**THE TASK:** Only the span from the line containing "Rebuild this chart" down to the line containing "rcp = [106, 87, 130, 71]" is to be printed, exactly and inclusively, with pictures omitted.

**ITEMS:**
++++++++++
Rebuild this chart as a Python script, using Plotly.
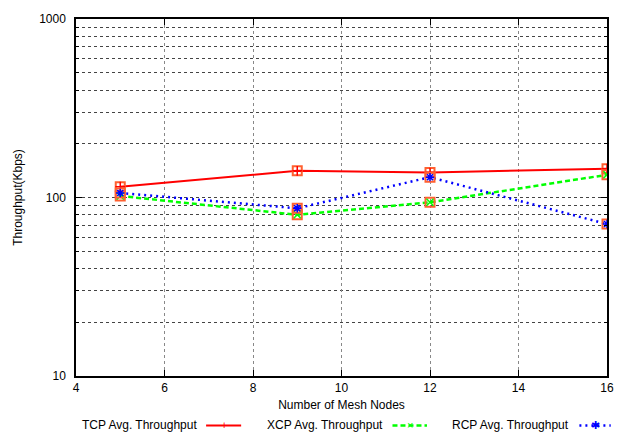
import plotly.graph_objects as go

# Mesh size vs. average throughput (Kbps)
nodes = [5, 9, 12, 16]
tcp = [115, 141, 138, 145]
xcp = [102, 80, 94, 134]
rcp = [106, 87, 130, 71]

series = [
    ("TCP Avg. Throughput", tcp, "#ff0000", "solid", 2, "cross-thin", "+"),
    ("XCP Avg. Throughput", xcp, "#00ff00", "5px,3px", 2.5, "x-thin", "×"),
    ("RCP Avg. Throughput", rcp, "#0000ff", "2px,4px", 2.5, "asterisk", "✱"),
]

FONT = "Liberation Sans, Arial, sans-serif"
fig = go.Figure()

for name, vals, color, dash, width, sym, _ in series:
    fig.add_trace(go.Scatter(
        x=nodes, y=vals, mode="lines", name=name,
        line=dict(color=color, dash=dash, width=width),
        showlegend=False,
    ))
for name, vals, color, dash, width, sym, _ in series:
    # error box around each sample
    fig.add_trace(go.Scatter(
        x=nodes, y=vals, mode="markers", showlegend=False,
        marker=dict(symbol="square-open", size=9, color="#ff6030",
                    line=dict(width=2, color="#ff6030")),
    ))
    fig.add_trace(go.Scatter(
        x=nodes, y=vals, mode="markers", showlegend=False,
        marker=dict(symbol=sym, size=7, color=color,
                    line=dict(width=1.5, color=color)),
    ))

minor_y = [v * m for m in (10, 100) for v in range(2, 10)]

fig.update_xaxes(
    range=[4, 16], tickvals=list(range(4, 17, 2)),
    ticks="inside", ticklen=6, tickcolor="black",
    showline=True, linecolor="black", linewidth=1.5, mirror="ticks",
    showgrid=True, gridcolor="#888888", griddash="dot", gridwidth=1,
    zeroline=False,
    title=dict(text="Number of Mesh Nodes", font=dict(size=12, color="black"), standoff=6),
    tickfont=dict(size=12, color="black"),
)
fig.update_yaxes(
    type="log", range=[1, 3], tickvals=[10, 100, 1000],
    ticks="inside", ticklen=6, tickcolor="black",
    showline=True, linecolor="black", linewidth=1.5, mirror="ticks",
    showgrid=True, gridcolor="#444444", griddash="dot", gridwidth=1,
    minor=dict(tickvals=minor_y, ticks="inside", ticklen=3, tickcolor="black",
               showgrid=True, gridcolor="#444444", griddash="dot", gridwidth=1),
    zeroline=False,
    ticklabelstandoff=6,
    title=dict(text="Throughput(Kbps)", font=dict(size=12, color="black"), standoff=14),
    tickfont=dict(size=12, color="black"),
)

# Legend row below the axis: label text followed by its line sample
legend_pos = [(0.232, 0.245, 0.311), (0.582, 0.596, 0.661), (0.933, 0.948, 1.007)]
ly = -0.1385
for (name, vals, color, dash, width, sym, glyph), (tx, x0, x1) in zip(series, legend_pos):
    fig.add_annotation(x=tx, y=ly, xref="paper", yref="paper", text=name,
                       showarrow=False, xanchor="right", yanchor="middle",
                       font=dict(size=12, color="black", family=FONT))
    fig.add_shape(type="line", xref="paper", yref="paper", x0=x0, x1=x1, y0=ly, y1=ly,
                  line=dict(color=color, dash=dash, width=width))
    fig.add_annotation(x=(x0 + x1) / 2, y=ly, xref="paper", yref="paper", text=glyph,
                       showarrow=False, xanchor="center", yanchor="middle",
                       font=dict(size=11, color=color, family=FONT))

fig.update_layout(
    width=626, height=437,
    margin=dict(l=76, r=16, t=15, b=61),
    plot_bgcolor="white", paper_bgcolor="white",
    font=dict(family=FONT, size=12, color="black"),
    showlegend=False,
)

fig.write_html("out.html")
++++++++++
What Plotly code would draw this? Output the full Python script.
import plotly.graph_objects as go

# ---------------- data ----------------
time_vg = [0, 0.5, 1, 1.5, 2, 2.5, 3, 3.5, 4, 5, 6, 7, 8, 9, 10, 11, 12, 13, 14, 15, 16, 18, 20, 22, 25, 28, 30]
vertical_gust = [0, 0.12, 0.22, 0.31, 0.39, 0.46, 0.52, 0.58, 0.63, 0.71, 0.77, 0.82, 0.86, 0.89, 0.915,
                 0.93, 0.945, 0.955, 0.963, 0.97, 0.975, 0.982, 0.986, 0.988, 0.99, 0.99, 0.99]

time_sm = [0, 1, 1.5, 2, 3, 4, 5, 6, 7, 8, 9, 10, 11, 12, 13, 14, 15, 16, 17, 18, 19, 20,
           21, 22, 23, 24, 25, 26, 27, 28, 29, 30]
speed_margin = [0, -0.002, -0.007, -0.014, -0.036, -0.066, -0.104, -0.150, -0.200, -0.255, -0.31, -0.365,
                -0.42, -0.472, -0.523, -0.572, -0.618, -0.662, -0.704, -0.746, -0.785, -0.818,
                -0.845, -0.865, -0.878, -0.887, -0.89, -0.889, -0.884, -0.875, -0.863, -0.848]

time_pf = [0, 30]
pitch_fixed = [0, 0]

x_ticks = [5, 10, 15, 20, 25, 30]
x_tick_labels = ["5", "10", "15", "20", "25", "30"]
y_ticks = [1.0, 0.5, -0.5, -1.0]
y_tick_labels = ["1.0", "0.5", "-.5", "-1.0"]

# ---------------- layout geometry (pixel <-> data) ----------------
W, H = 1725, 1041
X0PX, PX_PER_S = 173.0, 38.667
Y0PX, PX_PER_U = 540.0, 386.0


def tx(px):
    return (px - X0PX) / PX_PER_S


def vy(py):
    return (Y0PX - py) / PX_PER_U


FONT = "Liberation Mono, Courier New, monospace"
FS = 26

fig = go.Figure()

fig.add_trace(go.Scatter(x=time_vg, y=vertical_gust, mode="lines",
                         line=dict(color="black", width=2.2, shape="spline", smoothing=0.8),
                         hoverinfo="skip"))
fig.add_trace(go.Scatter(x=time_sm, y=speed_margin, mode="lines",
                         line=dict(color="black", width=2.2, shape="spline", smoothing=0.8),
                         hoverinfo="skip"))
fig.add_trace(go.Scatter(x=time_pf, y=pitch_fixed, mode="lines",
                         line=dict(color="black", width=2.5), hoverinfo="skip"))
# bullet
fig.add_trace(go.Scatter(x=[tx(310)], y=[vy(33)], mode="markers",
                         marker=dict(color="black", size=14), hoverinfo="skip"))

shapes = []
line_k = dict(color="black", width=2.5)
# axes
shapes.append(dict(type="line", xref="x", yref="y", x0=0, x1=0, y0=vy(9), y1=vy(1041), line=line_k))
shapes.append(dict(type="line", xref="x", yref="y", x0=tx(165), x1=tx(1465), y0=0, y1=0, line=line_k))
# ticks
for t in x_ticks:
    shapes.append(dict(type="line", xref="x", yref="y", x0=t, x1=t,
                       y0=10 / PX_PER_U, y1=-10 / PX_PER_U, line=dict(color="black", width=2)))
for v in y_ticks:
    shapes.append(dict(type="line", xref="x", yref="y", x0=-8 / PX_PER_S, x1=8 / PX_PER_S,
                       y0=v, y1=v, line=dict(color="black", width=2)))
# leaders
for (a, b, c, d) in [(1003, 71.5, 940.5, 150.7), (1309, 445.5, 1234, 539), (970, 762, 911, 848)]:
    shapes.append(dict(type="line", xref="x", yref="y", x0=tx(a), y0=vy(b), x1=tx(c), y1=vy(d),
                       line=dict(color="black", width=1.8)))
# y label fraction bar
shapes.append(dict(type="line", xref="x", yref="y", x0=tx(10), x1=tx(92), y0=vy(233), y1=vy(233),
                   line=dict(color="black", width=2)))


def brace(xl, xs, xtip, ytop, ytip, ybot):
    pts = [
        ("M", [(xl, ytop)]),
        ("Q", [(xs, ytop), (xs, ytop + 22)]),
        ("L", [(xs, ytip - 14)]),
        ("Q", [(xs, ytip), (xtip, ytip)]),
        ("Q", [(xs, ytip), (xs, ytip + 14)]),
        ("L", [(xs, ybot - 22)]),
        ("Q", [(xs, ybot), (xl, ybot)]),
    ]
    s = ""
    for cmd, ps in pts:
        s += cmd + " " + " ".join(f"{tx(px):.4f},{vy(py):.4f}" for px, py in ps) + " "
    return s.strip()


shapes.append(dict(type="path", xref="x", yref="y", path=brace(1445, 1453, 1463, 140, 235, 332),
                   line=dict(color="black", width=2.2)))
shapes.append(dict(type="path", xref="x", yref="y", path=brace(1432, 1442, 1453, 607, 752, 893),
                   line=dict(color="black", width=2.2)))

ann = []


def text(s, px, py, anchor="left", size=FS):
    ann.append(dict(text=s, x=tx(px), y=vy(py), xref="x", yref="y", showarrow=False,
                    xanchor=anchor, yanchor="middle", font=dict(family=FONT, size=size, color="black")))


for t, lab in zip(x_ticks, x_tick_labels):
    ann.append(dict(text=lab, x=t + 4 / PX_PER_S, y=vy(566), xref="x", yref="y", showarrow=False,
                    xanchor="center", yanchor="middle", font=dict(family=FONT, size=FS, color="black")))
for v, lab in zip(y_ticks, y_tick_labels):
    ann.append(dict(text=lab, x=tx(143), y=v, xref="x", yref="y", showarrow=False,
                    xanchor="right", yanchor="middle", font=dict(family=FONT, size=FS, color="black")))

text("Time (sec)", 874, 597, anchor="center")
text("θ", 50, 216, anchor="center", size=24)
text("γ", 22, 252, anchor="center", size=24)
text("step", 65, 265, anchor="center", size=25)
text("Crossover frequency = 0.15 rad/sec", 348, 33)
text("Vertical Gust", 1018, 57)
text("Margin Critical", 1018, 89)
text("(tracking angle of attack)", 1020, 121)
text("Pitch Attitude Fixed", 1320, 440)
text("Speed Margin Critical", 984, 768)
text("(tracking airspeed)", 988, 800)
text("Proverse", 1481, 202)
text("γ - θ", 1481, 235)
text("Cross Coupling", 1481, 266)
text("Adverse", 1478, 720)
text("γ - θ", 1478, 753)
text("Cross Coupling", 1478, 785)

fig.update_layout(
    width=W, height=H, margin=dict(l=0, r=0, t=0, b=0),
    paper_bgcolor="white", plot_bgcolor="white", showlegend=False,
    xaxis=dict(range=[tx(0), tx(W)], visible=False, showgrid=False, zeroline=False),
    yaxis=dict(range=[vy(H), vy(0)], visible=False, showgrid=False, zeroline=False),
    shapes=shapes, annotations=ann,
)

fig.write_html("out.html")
++++++++++
**TASK RESULT:**
Rebuild this chart as a Python script, using Plotly.
import plotly.graph_objects as go

# Mesh size vs. average throughput (Kbps)
nodes = [5, 9, 12, 16]
tcp = [115, 141, 138, 145]
xcp = [102, 80, 94, 134]
rcp = [106, 87, 130, 71]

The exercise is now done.